Raw records:
· · · ·

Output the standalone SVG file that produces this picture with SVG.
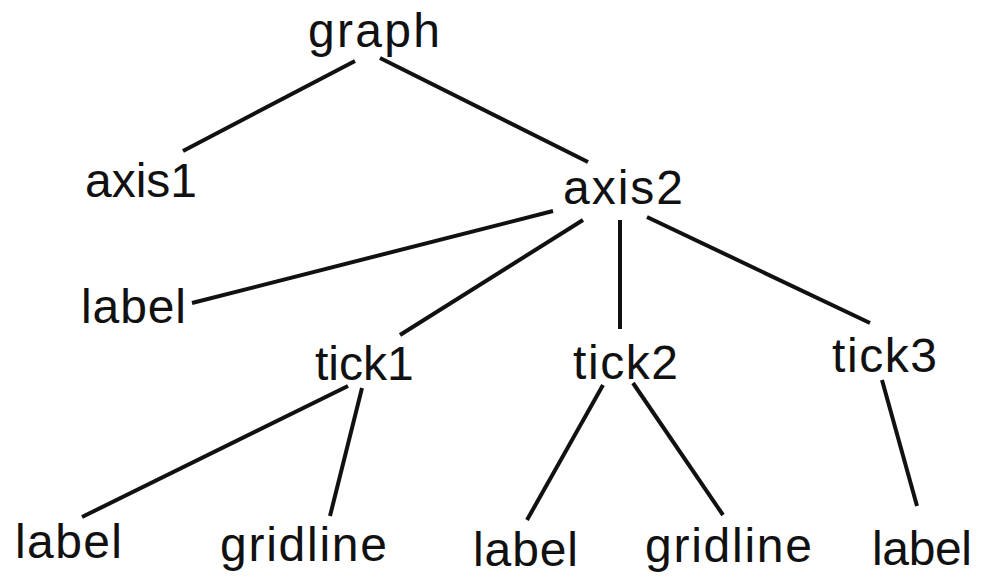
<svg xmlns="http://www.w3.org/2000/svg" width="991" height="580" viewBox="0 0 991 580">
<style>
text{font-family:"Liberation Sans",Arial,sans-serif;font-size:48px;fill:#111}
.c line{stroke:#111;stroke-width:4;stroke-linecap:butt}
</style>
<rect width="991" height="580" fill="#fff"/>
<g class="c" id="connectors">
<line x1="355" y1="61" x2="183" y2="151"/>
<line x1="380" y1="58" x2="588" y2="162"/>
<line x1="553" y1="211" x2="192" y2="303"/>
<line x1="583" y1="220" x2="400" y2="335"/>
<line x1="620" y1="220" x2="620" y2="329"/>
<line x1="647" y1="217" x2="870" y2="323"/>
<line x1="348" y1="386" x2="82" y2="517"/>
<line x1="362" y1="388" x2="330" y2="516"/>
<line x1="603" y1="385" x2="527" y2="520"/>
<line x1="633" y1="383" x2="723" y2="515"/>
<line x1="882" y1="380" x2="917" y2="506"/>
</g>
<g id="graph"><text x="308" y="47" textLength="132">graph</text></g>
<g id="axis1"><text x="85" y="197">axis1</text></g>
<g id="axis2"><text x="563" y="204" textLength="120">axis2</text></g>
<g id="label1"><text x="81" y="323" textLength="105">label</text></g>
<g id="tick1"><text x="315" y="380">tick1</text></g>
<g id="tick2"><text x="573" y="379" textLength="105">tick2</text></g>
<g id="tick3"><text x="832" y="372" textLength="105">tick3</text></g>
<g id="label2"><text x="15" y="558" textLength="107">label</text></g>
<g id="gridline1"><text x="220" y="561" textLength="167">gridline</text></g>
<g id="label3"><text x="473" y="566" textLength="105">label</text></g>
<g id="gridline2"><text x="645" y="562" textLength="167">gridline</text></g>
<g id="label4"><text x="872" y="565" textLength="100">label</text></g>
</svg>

· · · ·

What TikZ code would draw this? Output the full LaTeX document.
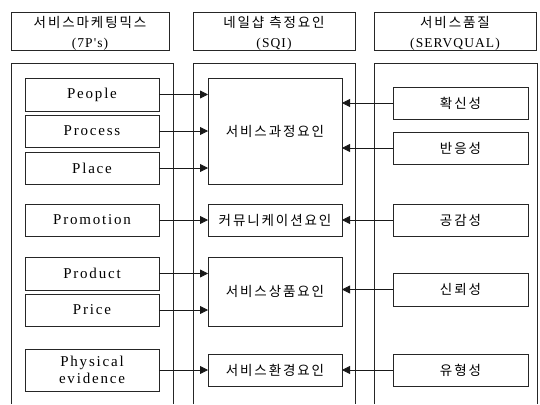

· · · ·

From the listing above, collect each line in which the string "this" appears.

Output the standalone SVG file that produces this picture with SVG.
What TikZ code would draw this? Output the full LaTeX document.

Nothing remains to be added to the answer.